Joint procurement is especially attractive for smaller states. On 15 January 2026, the European Commission approved SAFE loan funding for Belgium, Bulgaria, Denmark, Spain, Croatia, Cyprus, Portugal, and Romania.
Summary
Europe will remain dependent on certain US platforms. Denmark, for example, is procuring the F-35A to replace its recently retired F-16AM/BM fleet and has indicated no intention to change course despite tensions over Greenland. The F-35A/B is also scheduled for procurement by the United Kingdom, Italy, the Netherlands, Norway, Germany, Poland, Belgium, Finland, and Romania. The MIM-104 Patriot is likewise fielded across Europe, with Germany and Poland buying additional systems.
Even so, preference for European equipment is likely to grow in some areas, including short- and medium-range air defence. The European Sky Shield Initiative (ESSI) aims to build an integrated, Europe-wide air and missile defence architecture. Diehl Defence’s IRIS-T system—comprising the short-range SLS and medium-range SLM variants—is being procured for ESSI participation by several European countries, including Denmark, Germany, and Latvia, among others.

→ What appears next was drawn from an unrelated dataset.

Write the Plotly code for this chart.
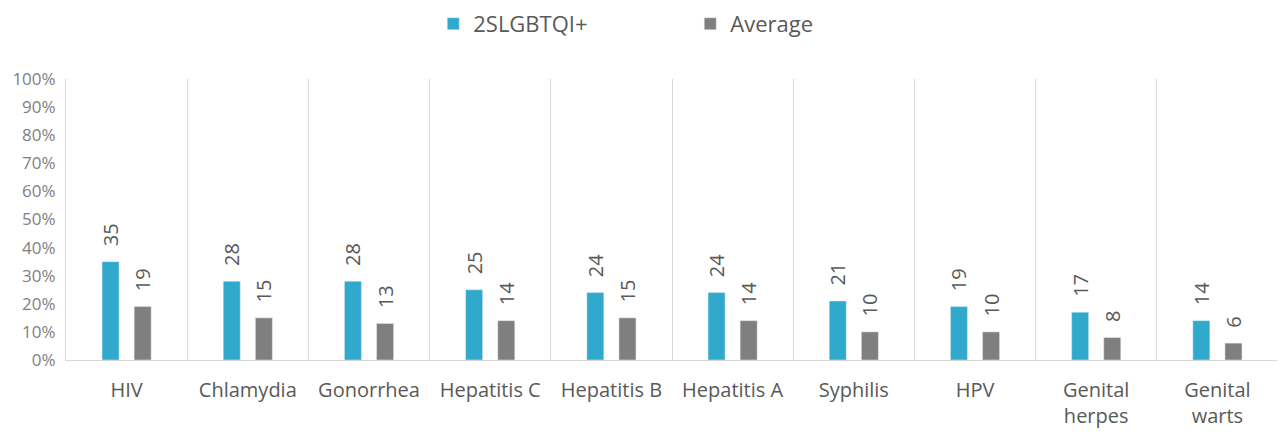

Finally, tariff threats against allies have exacerbated distrust between Washington and European Nato members. While some countries—most notably the United Kingdom—will seek to sustain close ties (including the “special relationship” and Five Eyes intelligence cooperation), others may adopt a more cautious approach. Konstantin von Notz, chair of the German Bundestag’s intelligence oversight committee, has proposed a “Euro Eyes” arrangement comparable to Five Eyes. Over time, this could reduce the ability of major US primes to compete for highly sensitive European tenders, particularly those tied to intelligence-community applications such as artificial intelligence and cloud computing infrastructure.